Without the pictures, print the lines running from the beginning of the material to the line containing "const positions = categories.map((_, i)", both ends included.
** begin Recorded data **
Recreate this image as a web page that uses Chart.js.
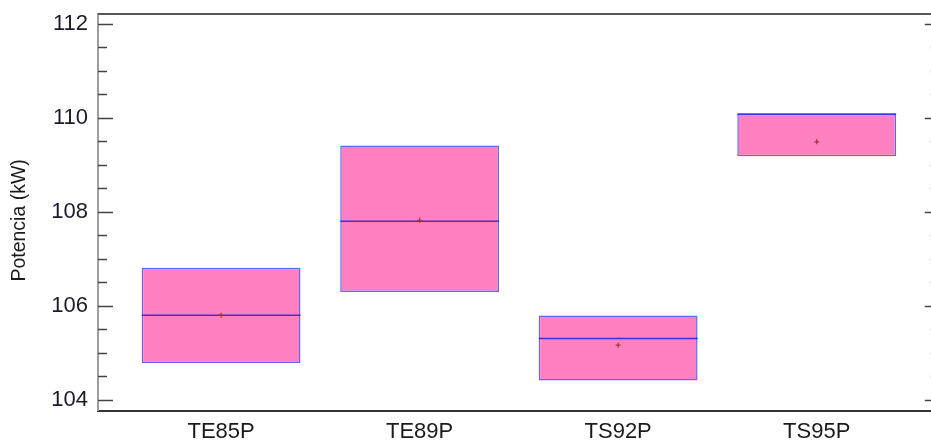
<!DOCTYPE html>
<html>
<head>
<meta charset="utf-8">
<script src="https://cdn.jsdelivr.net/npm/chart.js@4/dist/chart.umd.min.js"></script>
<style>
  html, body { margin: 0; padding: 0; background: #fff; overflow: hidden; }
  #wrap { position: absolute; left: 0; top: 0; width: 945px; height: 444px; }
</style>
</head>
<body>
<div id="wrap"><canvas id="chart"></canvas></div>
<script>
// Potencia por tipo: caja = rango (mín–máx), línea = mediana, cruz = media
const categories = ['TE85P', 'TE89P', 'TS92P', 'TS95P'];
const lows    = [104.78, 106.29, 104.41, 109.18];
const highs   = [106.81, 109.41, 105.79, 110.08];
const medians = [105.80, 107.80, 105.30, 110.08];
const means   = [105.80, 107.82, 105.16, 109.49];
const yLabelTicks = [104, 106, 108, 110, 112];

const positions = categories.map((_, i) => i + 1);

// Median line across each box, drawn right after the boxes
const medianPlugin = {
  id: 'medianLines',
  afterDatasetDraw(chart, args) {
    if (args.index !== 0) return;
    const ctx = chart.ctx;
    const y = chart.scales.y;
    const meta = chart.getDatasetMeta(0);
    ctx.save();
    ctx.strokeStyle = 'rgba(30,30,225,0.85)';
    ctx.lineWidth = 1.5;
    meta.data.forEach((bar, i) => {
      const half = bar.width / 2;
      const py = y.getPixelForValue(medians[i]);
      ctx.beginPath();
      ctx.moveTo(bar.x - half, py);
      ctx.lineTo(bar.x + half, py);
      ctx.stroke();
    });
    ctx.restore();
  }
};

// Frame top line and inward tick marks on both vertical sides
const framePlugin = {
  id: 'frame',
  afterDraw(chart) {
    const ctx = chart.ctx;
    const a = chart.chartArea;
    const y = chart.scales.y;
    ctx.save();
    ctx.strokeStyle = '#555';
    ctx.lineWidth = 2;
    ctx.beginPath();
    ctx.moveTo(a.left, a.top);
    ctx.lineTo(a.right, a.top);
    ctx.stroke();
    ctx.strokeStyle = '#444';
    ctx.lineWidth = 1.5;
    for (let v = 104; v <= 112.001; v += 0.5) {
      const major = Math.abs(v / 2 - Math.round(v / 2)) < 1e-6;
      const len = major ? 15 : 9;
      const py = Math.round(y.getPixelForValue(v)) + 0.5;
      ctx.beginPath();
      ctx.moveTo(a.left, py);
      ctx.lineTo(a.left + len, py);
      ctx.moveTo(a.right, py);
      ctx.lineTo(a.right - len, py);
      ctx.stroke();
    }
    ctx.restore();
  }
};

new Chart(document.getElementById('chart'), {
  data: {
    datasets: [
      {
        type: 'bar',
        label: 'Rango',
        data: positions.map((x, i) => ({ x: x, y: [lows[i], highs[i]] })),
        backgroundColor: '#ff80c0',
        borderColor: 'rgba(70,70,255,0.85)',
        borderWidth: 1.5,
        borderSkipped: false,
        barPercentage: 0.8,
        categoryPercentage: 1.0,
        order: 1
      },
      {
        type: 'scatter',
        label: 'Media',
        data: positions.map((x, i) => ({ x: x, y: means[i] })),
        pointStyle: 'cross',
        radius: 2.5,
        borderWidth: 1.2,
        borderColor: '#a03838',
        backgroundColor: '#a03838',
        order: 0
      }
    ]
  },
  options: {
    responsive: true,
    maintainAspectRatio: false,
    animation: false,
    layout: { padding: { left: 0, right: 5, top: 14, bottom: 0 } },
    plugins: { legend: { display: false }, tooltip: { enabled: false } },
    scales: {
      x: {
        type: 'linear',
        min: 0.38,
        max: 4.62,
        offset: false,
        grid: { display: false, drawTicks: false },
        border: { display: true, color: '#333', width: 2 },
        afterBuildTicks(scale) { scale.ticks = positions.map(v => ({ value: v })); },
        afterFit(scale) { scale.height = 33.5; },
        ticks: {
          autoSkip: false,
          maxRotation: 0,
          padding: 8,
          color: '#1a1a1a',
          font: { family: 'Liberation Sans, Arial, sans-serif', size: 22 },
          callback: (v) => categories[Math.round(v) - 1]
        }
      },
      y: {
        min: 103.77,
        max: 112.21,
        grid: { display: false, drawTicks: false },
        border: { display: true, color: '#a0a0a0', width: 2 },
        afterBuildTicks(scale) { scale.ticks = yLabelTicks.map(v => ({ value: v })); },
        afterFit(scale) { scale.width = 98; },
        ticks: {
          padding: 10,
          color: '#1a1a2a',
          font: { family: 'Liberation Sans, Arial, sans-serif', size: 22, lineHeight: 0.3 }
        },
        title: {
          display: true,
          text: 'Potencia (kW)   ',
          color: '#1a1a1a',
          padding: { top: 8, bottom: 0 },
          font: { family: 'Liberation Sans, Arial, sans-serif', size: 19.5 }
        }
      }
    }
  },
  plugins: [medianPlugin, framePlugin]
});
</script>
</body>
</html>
** end Recorded data **
* The answer *
Recreate this image as a web page that uses Chart.js.
<!DOCTYPE html>
<html>
<head>
<meta charset="utf-8">
<script src="https://cdn.jsdelivr.net/npm/chart.js@4/dist/chart.umd.min.js"></script>
<style>
  html, body { margin: 0; padding: 0; background: #fff; overflow: hidden; }
  #wrap { position: absolute; left: 0; top: 0; width: 945px; height: 444px; }
</style>
</head>
<body>
<div id="wrap"><canvas id="chart"></canvas></div>
<script>
// Potencia por tipo: caja = rango (mín–máx), línea = mediana, cruz = media
const categories = ['TE85P', 'TE89P', 'TS92P', 'TS95P'];
const lows    = [104.78, 106.29, 104.41, 109.18];
const highs   = [106.81, 109.41, 105.79, 110.08];
const medians = [105.80, 107.80, 105.30, 110.08];
const means   = [105.80, 107.82, 105.16, 109.49];
const yLabelTicks = [104, 106, 108, 110, 112];

const positions = categories.map((_, i) => i + 1);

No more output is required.